* **What the task asks**
Transcribe the material verbatim in full; the pictures do not belong in the copy.

* **Recorded data**
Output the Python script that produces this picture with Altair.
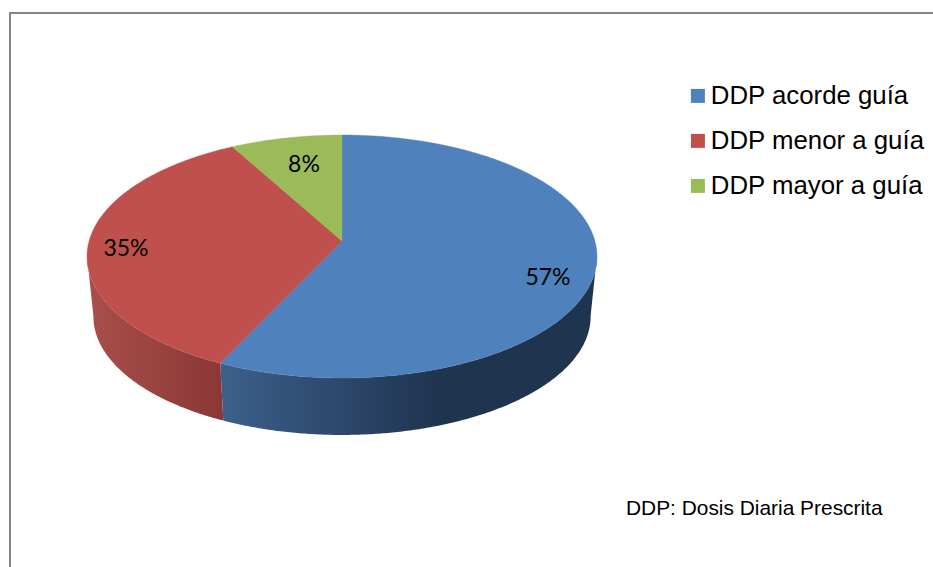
import math
import altair as alt

# Pie data
categories = ["DDP acorde guía", "DDP menor a guía", "DDP mayor a guía"]
percent = [57, 35, 8]
colors = ["#4f81bd", "#c0504d", "#9bbb59"]

FOOTNOTE = "DDP: Dosis Diaria Prescrita"
PAGE_W, PAGE_H = 933, 567

# Tilted disc: perspective view of a unit circle, in page pixels
CX, APEX_Y = 342.0, 241.0
RX, RY, TILT = 252.9, 119.5, 0.1276
DEPTH, SHRINK = 60.4, 0.975


def disc_point(deg, lower=False):
    t = math.radians(deg)
    u, v = math.sin(t), -math.cos(t)
    w = 1 - TILT * v
    s = SHRINK if lower else 1.0
    y0 = APEX_Y + DEPTH if lower else APEX_Y
    return [CX + s * RX * u / w, y0 + s * RY * v / w]


def arc(a0, a1, lower=False):
    n = max(2, int(abs(a1 - a0) * 2))
    return [disc_point(a0 + (a1 - a0) * i / n, lower) for i in range(n + 1)]


def polygon(ring, **props):
    return {"type": "Feature", "properties": props,
            "geometry": {"type": "Polygon", "coordinates": [ring + [ring[0]]]}}


# Slice boundaries, clockwise from twelve o'clock
edges = [0.0]
for p in percent:
    edges.append(edges[-1] + p * 3.6)

top_faces = []
for name, a0, a1 in zip(categories, edges[:-1], edges[1:]):
    ring = [[CX, APEX_Y]] + arc(a0, a1)
    top_faces.append(polygon(ring, name=name))

# Visible side wall spans the front of the disc
RIGHT_TANGENT, LEFT_TANGENT = 97.0, 263.0
split = edges[1]
blue_wall = polygon(arc(RIGHT_TANGENT, split) + arc(split, RIGHT_TANGENT, True), name="blue")
red_wall = polygon(arc(split, LEFT_TANGENT) + arc(LEFT_TANGENT, split, True), name="red")

frame_line = {"type": "Feature", "properties": {"name": "frame"},
              "geometry": {"type": "LineString",
                           "coordinates": [[10, PAGE_H], [10, 13], [PAGE_W, 13]]}}

pixels = dict(type="identity", scale=1, translate=[0, 0])


def gradient(stops):
    return alt.LinearGradient(
        gradient="linear", x1=0, x2=1, y1=0, y2=0,
        stops=[alt.GradientStop(offset=o, color=c) for o, c in stops],
    )


blue_side = alt.Chart(alt.Data(values=[blue_wall])).mark_geoshape(
    fill=gradient([(0, "#3d608c"), (0.58, "#1f344f"), (1, "#1f344f")])
).project(**pixels)

red_side = alt.Chart(alt.Data(values=[red_wall])).mark_geoshape(
    fill=gradient([(0, "#a94f4b"), (1, "#8a3735")])
).project(**pixels)

faces = alt.Chart(alt.Data(values=top_faces)).mark_geoshape(strokeWidth=0.4).encode(
    color=alt.Color(
        "properties.name:N",
        scale=alt.Scale(domain=categories, range=colors),
        sort=categories,
        legend=alt.Legend(
            title=None, orient="none", legendX=685, legendY=83,
            symbolType="square", symbolSize=196, symbolStrokeWidth=0,
            labelFont="Liberation Sans", labelFontSize=25.8, labelColor="#000000",
            labelOffset=0, rowPadding=18, labelLimit=300,
        ),
    ),
    stroke=alt.Color("properties.name:N", scale=alt.Scale(domain=categories, range=colors), legend=None),
).project(**pixels)

# Percent labels, placed by hand on each slice
label_lon = [548, 126, 304]
label_lat = [278, 249, 165]
labels = alt.Chart(alt.Data(values=[
    {"lon": x, "lat": y, "text": f"{p}%"} for x, y, p in zip(label_lon, label_lat, percent)
])).mark_text(font="Lato", fontSize=23, color="#000000", align="center", baseline="middle").encode(
    longitude="lon:Q", latitude="lat:Q", text="text:N"
).project(**pixels)

note = alt.Chart(alt.Data(values=[{"lon": 626, "lat": 515, "text": FOOTNOTE}])).mark_text(
    font="Liberation Sans", fontSize=20.9, color="#000000", align="left", baseline="alphabetic"
).encode(longitude="lon:Q", latitude="lat:Q", text="text:N").project(**pixels)

frame = alt.Chart(alt.Data(values=[frame_line])).mark_geoshape(
    filled=False, stroke="#868686", strokeWidth=2
).project(**pixels)

chart = alt.layer(frame, blue_side, red_side, faces, labels, note).properties(
    width=PAGE_W, height=PAGE_H, padding=0, background="#ffffff",
    autosize=alt.AutoSizeParams(type="none"),
).configure_view(stroke=None)

chart.save("out.html", embed_options={"renderer": "svg", "actions": False})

* **Output below**
Output the Python script that produces this picture with Altair.
import math
import altair as alt

# Pie data
categories = ["DDP acorde guía", "DDP menor a guía", "DDP mayor a guía"]
percent = [57, 35, 8]
colors = ["#4f81bd", "#c0504d", "#9bbb59"]

FOOTNOTE = "DDP: Dosis Diaria Prescrita"
PAGE_W, PAGE_H = 933, 567

# Tilted disc: perspective view of a unit circle, in page pixels
CX, APEX_Y = 342.0, 241.0
RX, RY, TILT = 252.9, 119.5, 0.1276
DEPTH, SHRINK = 60.4, 0.975


def disc_point(deg, lower=False):
    t = math.radians(deg)
    u, v = math.sin(t), -math.cos(t)
    w = 1 - TILT * v
    s = SHRINK if lower else 1.0
    y0 = APEX_Y + DEPTH if lower else APEX_Y
    return [CX + s * RX * u / w, y0 + s * RY * v / w]


def arc(a0, a1, lower=False):
    n = max(2, int(abs(a1 - a0) * 2))
    return [disc_point(a0 + (a1 - a0) * i / n, lower) for i in range(n + 1)]


def polygon(ring, **props):
    return {"type": "Feature", "properties": props,
            "geometry": {"type": "Polygon", "coordinates": [ring + [ring[0]]]}}


# Slice boundaries, clockwise from twelve o'clock
edges = [0.0]
for p in percent:
    edges.append(edges[-1] + p * 3.6)

top_faces = []
for name, a0, a1 in zip(categories, edges[:-1], edges[1:]):
    ring = [[CX, APEX_Y]] + arc(a0, a1)
    top_faces.append(polygon(ring, name=name))

# Visible side wall spans the front of the disc
RIGHT_TANGENT, LEFT_TANGENT = 97.0, 263.0
split = edges[1]
blue_wall = polygon(arc(RIGHT_TANGENT, split) + arc(split, RIGHT_TANGENT, True), name="blue")
red_wall = polygon(arc(split, LEFT_TANGENT) + arc(LEFT_TANGENT, split, True), name="red")

frame_line = {"type": "Feature", "properties": {"name": "frame"},
              "geometry": {"type": "LineString",
                           "coordinates": [[10, PAGE_H], [10, 13], [PAGE_W, 13]]}}

pixels = dict(type="identity", scale=1, translate=[0, 0])


def gradient(stops):
    return alt.LinearGradient(
        gradient="linear", x1=0, x2=1, y1=0, y2=0,
        stops=[alt.GradientStop(offset=o, color=c) for o, c in stops],
    )


blue_side = alt.Chart(alt.Data(values=[blue_wall])).mark_geoshape(
    fill=gradient([(0, "#3d608c"), (0.58, "#1f344f"), (1, "#1f344f")])
).project(**pixels)

red_side = alt.Chart(alt.Data(values=[red_wall])).mark_geoshape(
    fill=gradient([(0, "#a94f4b"), (1, "#8a3735")])
).project(**pixels)

faces = alt.Chart(alt.Data(values=top_faces)).mark_geoshape(strokeWidth=0.4).encode(
    color=alt.Color(
        "properties.name:N",
        scale=alt.Scale(domain=categories, range=colors),
        sort=categories,
        legend=alt.Legend(
            title=None, orient="none", legendX=685, legendY=83,
            symbolType="square", symbolSize=196, symbolStrokeWidth=0,
            labelFont="Liberation Sans", labelFontSize=25.8, labelColor="#000000",
            labelOffset=0, rowPadding=18, labelLimit=300,
        ),
    ),
    stroke=alt.Color("properties.name:N", scale=alt.Scale(domain=categories, range=colors), legend=None),
).project(**pixels)

# Percent labels, placed by hand on each slice
label_lon = [548, 126, 304]
label_lat = [278, 249, 165]
labels = alt.Chart(alt.Data(values=[
    {"lon": x, "lat": y, "text": f"{p}%"} for x, y, p in zip(label_lon, label_lat, percent)
])).mark_text(font="Lato", fontSize=23, color="#000000", align="center", baseline="middle").encode(
    longitude="lon:Q", latitude="lat:Q", text="text:N"
).project(**pixels)

note = alt.Chart(alt.Data(values=[{"lon": 626, "lat": 515, "text": FOOTNOTE}])).mark_text(
    font="Liberation Sans", fontSize=20.9, color="#000000", align="left", baseline="alphabetic"
).encode(longitude="lon:Q", latitude="lat:Q", text="text:N").project(**pixels)

frame = alt.Chart(alt.Data(values=[frame_line])).mark_geoshape(
    filled=False, stroke="#868686", strokeWidth=2
).project(**pixels)

chart = alt.layer(frame, blue_side, red_side, faces, labels, note).properties(
    width=PAGE_W, height=PAGE_H, padding=0, background="#ffffff",
    autosize=alt.AutoSizeParams(type="none"),
).configure_view(stroke=None)

chart.save("out.html", embed_options={"renderer": "svg", "actions": False})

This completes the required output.